Despite the engineering preference for Eulerian fields, a few problems are genuinely easier in the Lagrangian frame. Tracking a pollutant plume, a blob of dye, or an air parcel's humidity over days is a follow-the-particle question — the quantity rides with the fluid, so a Lagrangian (or 'particle-tracking') simulation is the natural tool. Oceanography and atmospheric science use Lagrangian floats extensively. The two descriptions are equivalent pictures of the same physics; choosing between them is a matter of which makes your question easy to answer.
- Differentiate position to get velocity (holding the particle label fixed): vₓ = dx/dt = 4 m/s, v_y = dy/dt = 4t.
- At t = 3: v_y = 4(3) = 12 m/s. So the velocity vector is (4, 12) m/s.
- Differentiate velocity to get acceleration: aₓ = 0, a_y = d(4t)/dt = 4 m/s².
- The acceleration is constant at (0, 4) m/s² — independent of time, as expected for a quadratic trajectory.
- Speed at t = 3: |v| = √(4² + 12²) = √(16 + 144) = √160 = 12.6 m/s.
- vₓ = dx/dt = 3; v_y = dy/dt = 6 − 4t. At t = 2: v_y = 6 − 8 = −2 m/s.

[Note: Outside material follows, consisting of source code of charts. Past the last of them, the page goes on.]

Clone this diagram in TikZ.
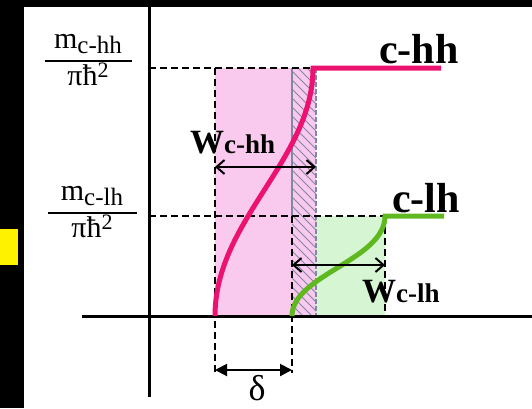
\documentclass[tikz,border=0pt]{standalone}
\usepackage{fontspec}
\setmainfont{Liberation Serif}
\usetikzlibrary{arrows.meta}

\definecolor{hhpink}{RGB}{236,18,112}
\definecolor{hhfill}{RGB}{250,202,238}
\definecolor{lhgreen}{RGB}{96,184,32}
\definecolor{lhfill}{RGB}{214,245,210}
\definecolor{hatchgrey}{RGB}{128,136,166}

\tikzset{
  axis/.style={black, line width=3pt},
  guide/.style={black, line width=2.4pt, dash pattern=on 7pt off 4pt},
  band/.style={line width=5pt},
  span/.style={line width=2pt, {Straight Barb[length=8pt,width=14pt,line width=2pt]}-{Straight Barb[length=8pt,width=14pt,line width=2pt]}},
  gap/.style={line width=2pt, {Triangle[length=12pt,width=12pt]}-{Triangle[length=12pt,width=12pt]}},
  frac/.style={inner sep=0pt, anchor=base, font=\fontsize{30}{30}\selectfont},
  tag/.style={inner sep=0pt, anchor=base west, font=\fontsize{42}{42}\selectfont\bfseries},
}

\begin{document}
\begin{tikzpicture}[x=1pt, y=-1pt]
\useasboundingbox (0,0) rectangle (532,408);
% screen frame
\fill[black] (0,0) rectangle (532,7);
\fill[black] (0,0) rectangle (24,408);
\fill[yellow] (0,229) rectangle (18,265);

\coordinate (O) at (149,316);
\coordinate (hhA) at (215,316);
\coordinate (hhB) at (313,68);
\coordinate (hhEnd) at (441,68);
\coordinate (lhA) at (292,316);
\coordinate (lhB) at (385,216);
\coordinate (lhEnd) at (444,216);

% filled bands
\fill[hhfill] (215,68) rectangle (316,316);
\fill[lhfill] (316,216) rectangle (385,316);
\begin{scope}
\clip (292,68) rectangle (316,316);
\foreach \k in {0,9,...,279}
  \draw[hatchgrey, line width=0.9pt] (292,44+\k) -- (316,68+\k);
\end{scope}
\draw[hatchgrey, line width=1.2pt] (292,68) -- (292,216);
\draw[hatchgrey, line width=1.5pt, dash pattern=on 5pt off 2pt] (316,68) -- (316,316);

% guide lines
\draw[guide] (149,68) -- (hhB);
\draw[guide] (149,216) -- (lhB);
\draw[guide] (215,68) -- (215,373);
\draw[guide] (292,216) -- (292,373);
\draw[guide] (lhB) -- (385,316);

% axes
\draw[axis] (149,7) -- (149,397);
\draw[axis] (82,316) -- (532,316);

% subband edges
\draw[band, hhpink] (hhA) .. controls (215,220) and (313,160) .. (hhB) -- (hhEnd);
\draw[band, lhgreen] (lhA) .. controls (292,275) and (385,260) .. (lhB) -- (lhEnd);

% widths
\draw[span] (215,167) -- (316,167);
\draw[span] (292,265) -- (385,265);
\draw[gap] (215,370) -- (292,370);

% labels
\node (mhh) [frac] at (88,48) {m\raisebox{-5pt}{\fontsize{25}{25}\selectfont c-hh}};
\node (dhh) [frac] at (88,85) {πħ\raisebox{8pt}{\fontsize{22}{22}\selectfont 2}};
\draw[line width=2pt] (45,61) -- (132,61);
\node (mlh) [frac] at (92,200) {m\raisebox{-5pt}{\fontsize{25}{25}\selectfont c-lh}};
\node (dlh) [frac] at (92,237) {πħ\raisebox{8pt}{\fontsize{22}{22}\selectfont 2}};
\draw[line width=2pt] (48,213) -- (137,213);

\node (thh) [tag] at (379,63) {c-hh};
\node (tlh) [tag] at (392,212) {c-lh};
\node (whh) [inner sep=0pt, anchor=base west] at (190,153) {\fontsize{34}{34}\selectfont\bfseries W\fontsize{27}{27}\selectfont c-hh};
\node (wlh) [inner sep=0pt, anchor=base west] at (362,302) {\fontsize{34}{34}\selectfont\bfseries W\fontsize{27}{27}\selectfont c-lh};
\node (delta) [inner sep=0pt, anchor=base] at (257,400) {\fontsize{36}{36}\selectfont δ};
\end{tikzpicture}
\end{document}
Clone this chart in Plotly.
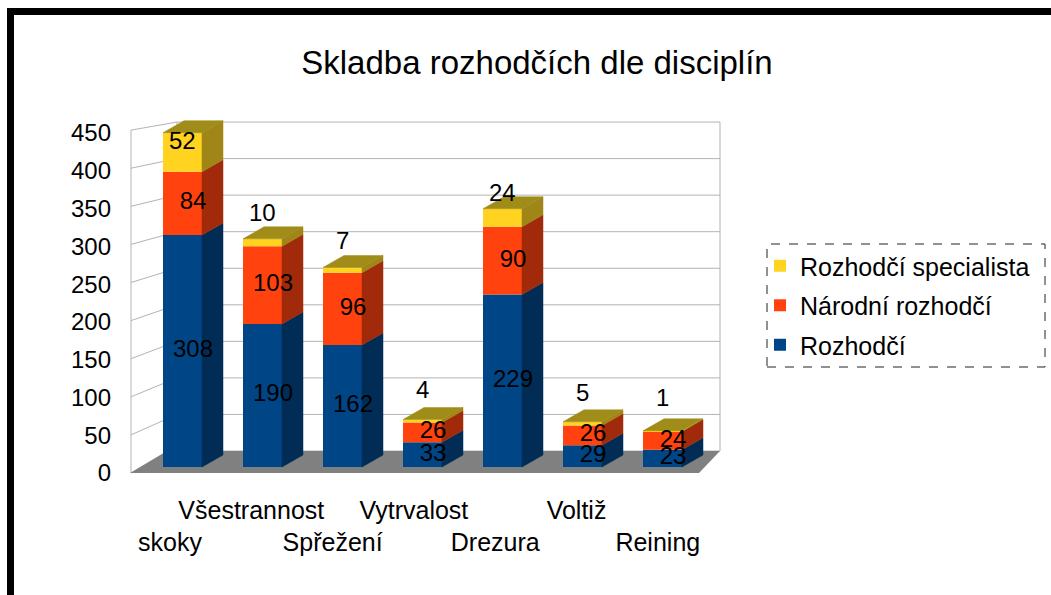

- Velocity vector (3, −2) m/s.
- Speed |v| = √(3² + (−2)²) = √(9 + 4) = √13 = 3.61 m/s.
- Evaluate the field at (1, 3): u = 2 + 3 = 5 m/s, v = 0.
- Speed |V| = √(5² + 0²) = 5 m/s.
- The field contains no time t, so the flow is steady — the reading at any fixed point never changes.
Check your understanding
- The Lagrangian description follows identified particles (label a, position r(a,t)); the Eulerian description defines fields over fixed points V(x,y,z,t).
- Engineers use Eulerian because real flows have too many particles to track; instruments and CFD both live in the Eulerian frame.
- A velocity field with no time dependence is steady; its magnitude at a point is the local fluid speed.
- An Eulerian acceleration is not just ∂V/∂t — a particle can also accelerate by convecting into a faster region. That is the material derivative of Lesson 3.